I think what this demonstrates is that voters do not always vote rationally. If tuition fees is really such a touchstone issue for this woman, how could she possibly bring herself to vote for the party whose fault it largely was that tuition fees went up? If the Lib Dems had formed a majority then the fees would already be on the way to being abolished. As it was they had to compromise with a party who was implacably opposed to anything other than raising tuition fees. The Lib Dems took some of the harsher edges off the policy and made it fairer than it would have been. The Conservatives on their own would I am sure not have approached it in that way.

I just wonder how many people out there over the next few years with the various elections and referenda will follow a similar path to that and vote with their hearts rather than looking objectively at the decisions the parties in government have taken and weighing up the good against the bad.

I do fear that many will not do this and that may be why the Lib Dem polls are so low. I can only hope that over the next few years the party gets its fair share of the credit as well as the blame.


Radar said...

I guess for her it's not the fact that fees went up, merely that Lib Dems have been so anti fees in the past that this then reduces their credibility. If she feels this way then it's totally understandable.

Unfortunately the positive aspects of the policy have not had the coverage they deserved and as such people will only remember the headline figure or triple fees. The fact that only 40% of these fees will ever be paid back and will be paid at a lower rate for a finite amount of time does not get a mention.

I fear the scaremongering will put people off going to University, not the increased possible charge itself. This is why I am deeply appalled with Labour's youth movement - er sorry the NUS.

Antisthenes said...

"I think what this demonstrates is that voters do not always vote rationally."

Circa 40% of the electorate vote Labour so I suggest that a large proportion never vote rationally.

dbmaverick said...

I think it's perferctly rational.

She didn't want to vote lib dem as she felt they had betrayed their principle.

She didn't want to vote labour, but wanted to register her displeasure with the lib dems. What would have been the worst thing to happen in the byelection for the lib dems?

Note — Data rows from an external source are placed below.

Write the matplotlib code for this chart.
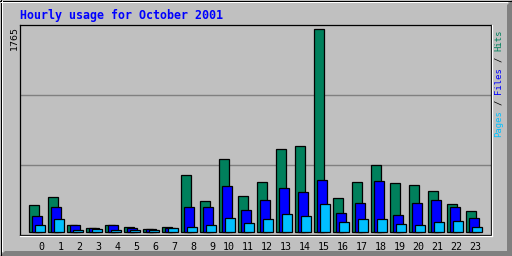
import matplotlib
matplotlib.use("Agg")
import matplotlib.pyplot as plt
from matplotlib.patches import Polygon
from matplotlib.lines import Line2D

hours = list(range(24))
hits = [235, 304, 61, 35, 61, 43, 26, 43, 495, 269, 634, 313,
        434, 721, 747, 1765, 295, 434, 582, 425, 408, 356, 243, 182]
files = [139, 217, 61, 33, 61, 33, 26, 35, 217, 217, 400, 191,
         278, 382, 347, 452, 165, 252, 443, 148, 252, 278, 217, 122]
pages = [64, 113, 20, 26, 20, 17, 17, 35, 43, 61, 122, 78,
         113, 156, 139, 243, 87, 113, 113, 69, 61, 87, 96, 43]
title = "Hourly usage for October 2001"
max_label = "1765"

C_HITS = "#00805C"
C_FILES = "#0000FF"
C_PAGES = "#00C0FF"
BG = "#C0C0C0"

W, H = 512, 256
fig = plt.figure(figsize=(W / 100, H / 100), dpi=100)
fig.patch.set_facecolor(BG)

def fx(px):
    return px / W

def fy(py):
    return 1 - py / H

# outer bevel
fig.patches.append(Polygon([(fx(512), fy(0)), (fx(512), fy(256)), (fx(0), fy(256)),
                            (fx(5), fy(251)), (fx(507), fy(251)), (fx(507), fy(5))],
                           closed=True, facecolor="#808080", edgecolor="none",
                           transform=fig.transFigure))
for (x0, y0, x1, y1, c) in [(0, 0.5, 512, 0.5, "black"), (0.5, 0, 0.5, 256, "black"),
                             (1, 1.5, 507, 1.5, "white"), (1.5, 1, 1.5, 251, "white"),
                             (0, 255.5, 512, 255.5, "black"), (511.5, 0, 511.5, 256, "black")]:
    fig.lines.append(Line2D([fx(x0), fx(x1)], [fy(y0), fy(y1)], color=c, lw=0.72,
                            transform=fig.transFigure))

# plot area
L, T, R, B = 20, 25, 491, 235
ax = fig.add_axes([fx(L), fy(B), fx(R - L), (B - T) / H])
ax.set_facecolor(BG)
unit = 19.0  # px per hour group
ax.set_xlim(-9.3 / unit, (R - L - 9.3) / unit)
vpp = 1765 / 202.7
ax.set_ylim(-3 * vpp, (232 - 25) * vpp)
for f in (1 / 3, 2 / 3):
    ax.plot([0, 1], [f, f], color="#808080", lw=1.0, transform=ax.transAxes, zorder=0)

bw = 10 / unit
off = 3 / unit
ax.bar([h for h in hours], hits, width=bw, align="edge", color=C_HITS,
       edgecolor="black", linewidth=0.9, zorder=2)
ax.bar([h + off for h in hours], files, width=bw, align="edge", color=C_FILES,
       edgecolor="black", linewidth=0.9, zorder=3)
ax.bar([h + 2 * off for h in hours], pages, width=bw, align="edge", color=C_PAGES,
       edgecolor="black", linewidth=0.9, zorder=4)

for s in ax.spines.values():
    s.set_color("black")
    s.set_linewidth(0.9)
ax.set_xticks([])
ax.set_yticks([])

# white bevel on bottom and right of plot frame
fig.lines.append(Line2D([fx(L), fx(R + 1)], [fy(B + 0.8), fy(B + 0.8)], color="white", lw=0.9,
                        transform=fig.transFigure))
fig.lines.append(Line2D([fx(R + 0.8), fx(R + 0.8)], [fy(T), fy(B + 1)], color="white", lw=0.9,
                        transform=fig.transFigure))

# hour labels
for h in hours:
    ax.text(h + 15.3 / unit, -3 * vpp - 6.5 * vpp, str(h), ha="right", va="top",
            fontsize=7.2, family="DejaVu Sans Mono", color="black")

# title
fig.text(fx(19.5), fy(19), title, ha="left", va="baseline", color="#0000FF",
         fontsize=8.4, family="DejaVu Sans Mono", fontweight="bold")

# max label
fig.text(fx(14.5), fy(26.5), max_label, rotation=90, ha="center", va="top",
         fontsize=6.8, family="DejaVu Sans", color="black")

# legend on right side
pieces = [("Pages", 0, C_PAGES), ("/", 6, "black"), ("Files", 8, C_FILES),
          ("/", 14, "black"), ("Hits", 16, C_HITS)]
cw = 5.35
for txt, idx, col in pieces:
    fig.text(fx(498.5), fy(137 - idx * cw), txt, rotation=90, rotation_mode="anchor",
             ha="left", va="center", fontsize=6.4, family="DejaVu Sans Mono", color=col)

fig.savefig("out.png", dpi=100, facecolor=BG)
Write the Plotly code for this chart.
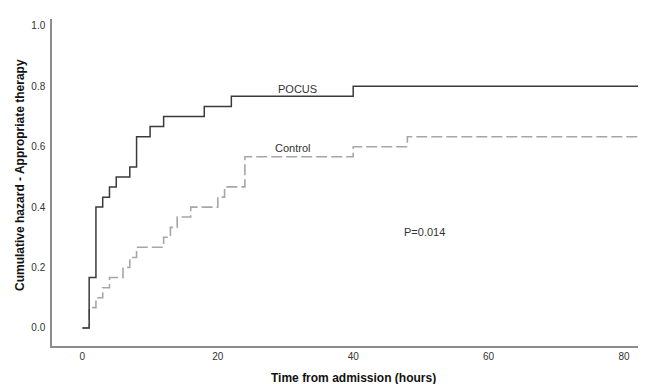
import plotly.graph_objects as go

# Data (hours, cumulative hazard)
pocus_time = [0, 1, 2, 3, 4, 5, 7, 8, 10, 12, 18, 22, 40, 84]
pocus_value = [0.0, 0.167, 0.400, 0.433, 0.467, 0.500, 0.533, 0.633, 0.667, 0.700, 0.733, 0.767, 0.800, 0.800]

control_time = [0, 1, 2, 3, 4, 6, 7, 8, 12, 13, 14, 16, 20, 21, 24, 40, 48, 84]
control_value = [0.0, 0.067, 0.100, 0.133, 0.167, 0.200, 0.233, 0.267, 0.300, 0.333, 0.367,
                 0.400, 0.433, 0.467, 0.567, 0.600, 0.633, 0.633]

x_ticks = [0, 20, 40, 60, 80]
y_ticks = [0.0, 0.2, 0.4, 0.6, 0.8, 1.0]
y_tick_labels = ["0.0", "0.2", "0.4", "0.6", "0.8", "1.0"]

FONT = "Liberation Sans, Arial, sans-serif"

fig = go.Figure()
fig.add_trace(go.Scatter(
    x=control_time, y=control_value, mode="lines", line_shape="hv",
    line=dict(color="#a6a6a6", width=1.6, dash="11px,4px"), name="Control",
    showlegend=False,
))
fig.add_trace(go.Scatter(
    x=pocus_time, y=pocus_value, mode="lines", line_shape="hv",
    line=dict(color="#3a3a3a", width=1.5), name="POCUS",
    showlegend=False,
))

fig.add_annotation(x=31.7, y=0.79, text="POCUS", showarrow=False,
                   font=dict(family=FONT, size=11, color="#333333"))
fig.add_annotation(x=31.1, y=0.597, text="Control", showarrow=False,
                   font=dict(family=FONT, size=11, color="#333333"))
fig.add_annotation(x=50.5, y=0.316, text="P=0.014", showarrow=False,
                   font=dict(family=FONT, size=11, color="#333333"))

# Axis titles placed as paper annotations for exact positioning
fig.add_annotation(xref="paper", yref="paper", x=0, y=0.523, xshift=-32,
                   text="<b>Cumulative hazard - Appropriate therapy</b>", textangle=-90,
                   showarrow=False, xanchor="center", yanchor="middle",
                   font=dict(family=FONT, size=12, color="#111111"))
fig.add_annotation(xref="paper", yref="paper", x=0.507, y=0, yshift=-32,
                   text="<b>Time from admission (hours)</b>",
                   showarrow=False, xanchor="center", yanchor="middle",
                   font=dict(family=FONT, size=12, color="#111111"))

# The page body adds an 8px offset; margins compensate so the plot area
# sits at x 52..646, y 19..346 in the screenshot.
fig.update_layout(
    width=646, height=384,
    margin=dict(l=44, r=8, t=11, b=46),
    paper_bgcolor="white", plot_bgcolor="white",
    font=dict(family=FONT, color="#333333"),
    showlegend=False,
)
fig.update_xaxes(
    range=[-4.49, 83.25], tickvals=x_ticks, ticktext=[str(v) for v in x_ticks],
    showgrid=False, zeroline=False, showline=True, linecolor="#8c8c8c", linewidth=1.5,
    ticks="", automargin=False, tickfont=dict(family=FONT, size=10, color="#333333"),
)
fig.update_yaxes(
    range=[-0.06, 1.023], tickvals=y_ticks, ticktext=y_tick_labels,
    showgrid=False, zeroline=False, showline=True, linecolor="#8c8c8c", linewidth=1.5,
    ticks="", automargin=False, ticklabelstandoff=3,
    tickfont=dict(family=FONT, size=10, color="#333333"),
)

fig.write_html("out.html")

To come third. So she tried to engineer that result.

Mark Thompson said...

dbmaverick - I suspect you are correct about the motivations. However your comments cut to the heart of what I am saying.

To vote Tory because you feel that the Lib Dems have betrayed their principles on tuition fees is a very black and white way of approaching the situation. It takes no account of the grey areas that the party continually finds itself in. The truth is that the Lib Dems took the harsher edges off the policy and made it more "progressive" than even that proposed by the NUS. Within the constraints of coalition government they did make a difference. Of course it can be argued that they did not go far enough but for various reasons it was not going to be feasible for them to deliver on their promise. So of course they could have chosen to vote against the government and defeated the bill but that would likely have led to the collapse of the government. Instead they chose to make a difference from inside the tent.

I do not feel this was a "betrayal" but instead a pragmatic approach making as much difference as they were able.

But the point of my post is that it seems a substantial proportion of the electorate do not agree with this and instead really do feel very strongly that the party has betrayed its principles. If this persists over the next few years then the Lib Dems will be in serious trouble. The irony is that then a Tory majority government becomes much more likely which presumably is the opposite of what people such as the woman I referred to in the post would actually want, given their policy on for example tuition fees would have been even worse (from her perspective).